Democrat credibility becomes an issue
Where Democrats are really vulnerable on financial reform is their handling of Fannie and Freddie and the mortgage market in particular. If they had not blocked regulation in the last 10 years, the financial debacle with the banks is likely to have never happened because the underlying credit of the financial instruments would never have collapsed. They should be trying to get voters to hold Democrats accountable for their policy of pushing lenders to make bad loans to people who could not pay.
House Minority Leader John Boehner (R-Ohio) on Tuesday attacked the credibility of Democrats on financial reform.
Boehner sought to advance a new GOP argument, that Democrats can't be trusted on financial reform because of their handling of other issues.
In a one-minute speech on the House floor, the top Republican said congressional Democrats and President Barack Obama lack credibility on financial reform because of what Boehner called failed promises about the economy, healthcare reform, and bringing down the deficit."We're seeing a growing credibility gap here in Washington," Boehner said. "Democrats are saying one thing and doing something else."
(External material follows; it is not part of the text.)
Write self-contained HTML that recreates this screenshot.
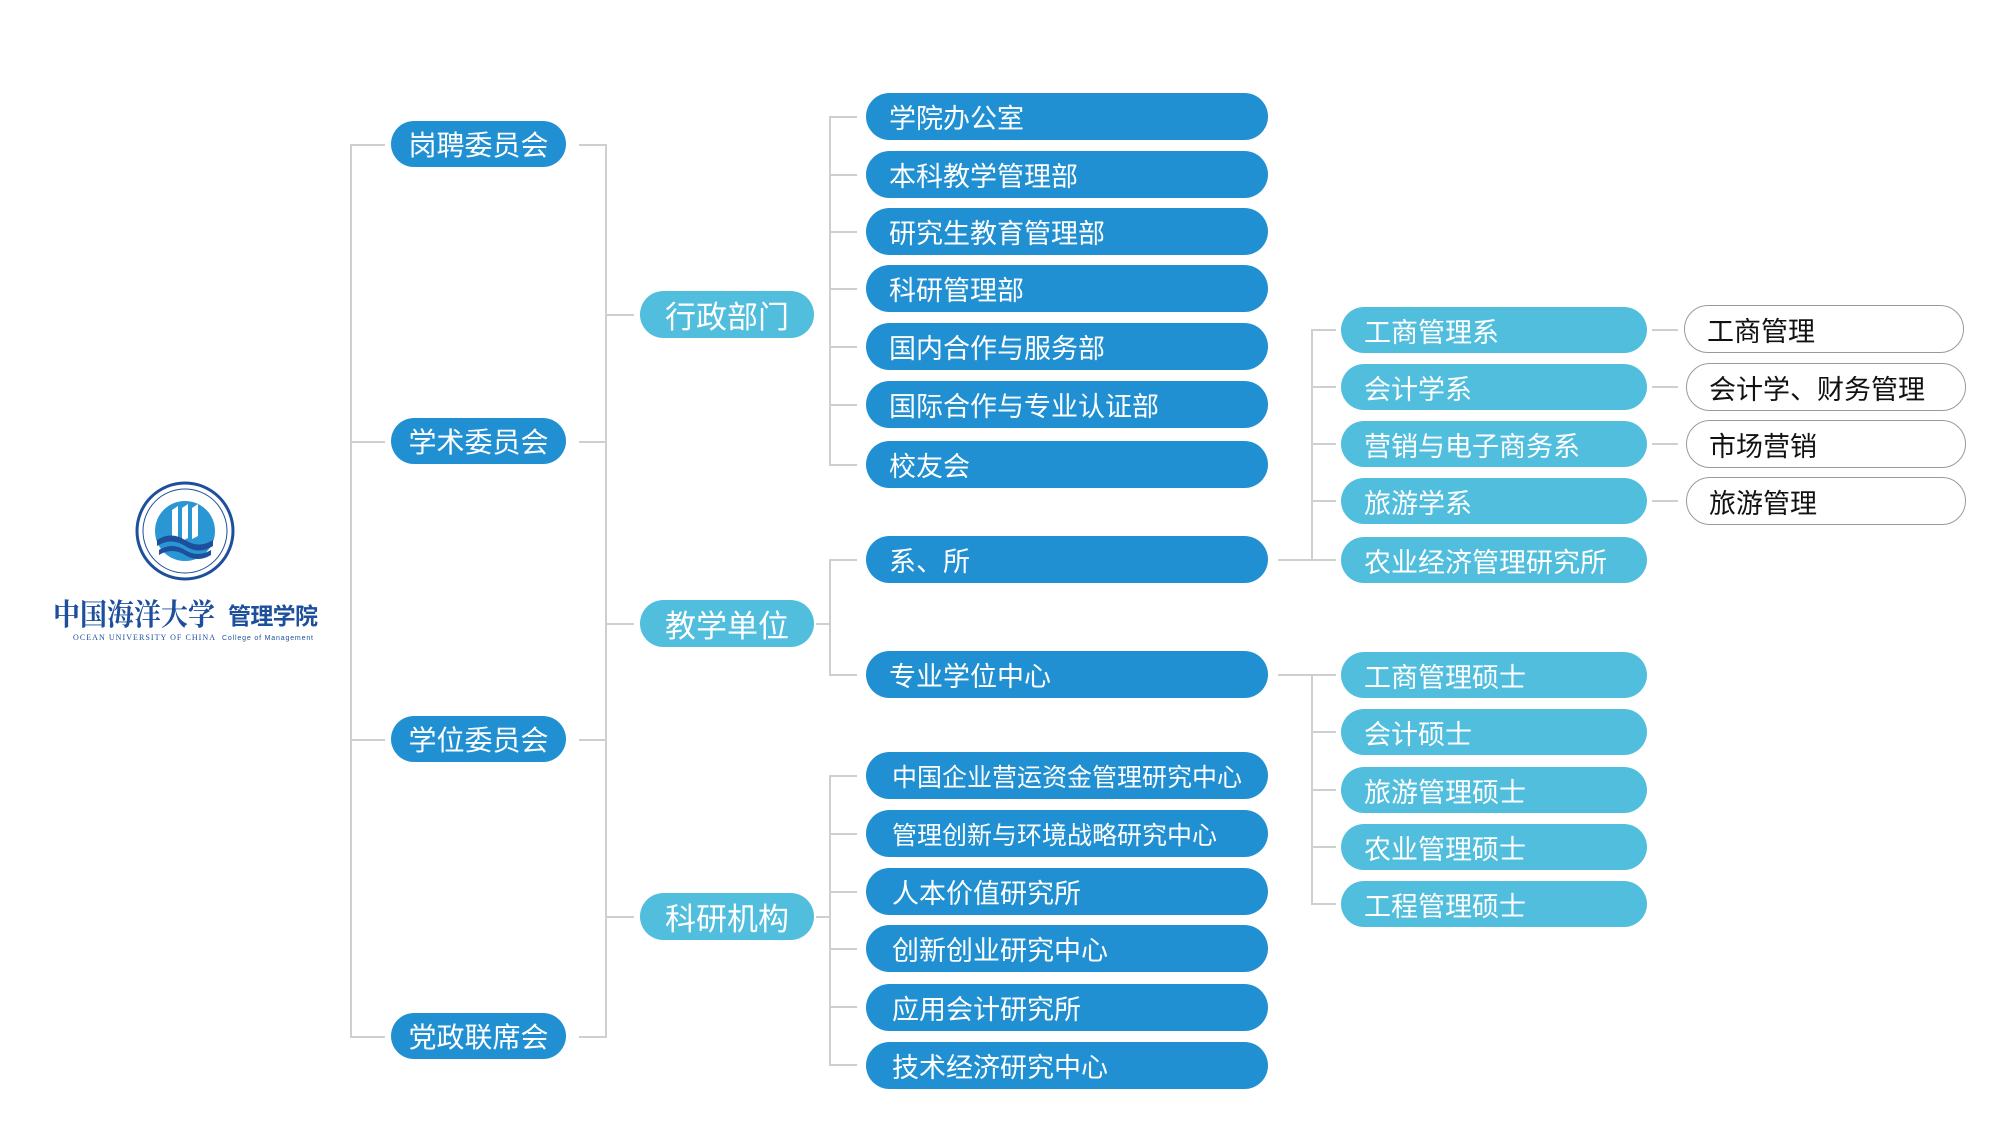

The minority leader's speech is the latest example of an emerging GOP messaging effort to go after Democrats' trustworthiness, especially as it relates to the financial reform bill. Playing up people's concerns about whether Democrats' claims on financial reform can be taken at face value was at the center of the strategy, a Senate Republican aide said last week.The messaging seeks to link Wall Street reform, an issue where Republicans have often played defense because of the unpopularity of big banks, with healthcare reform and the nation's high unemployment rate, issues on which Republicans have been on offense.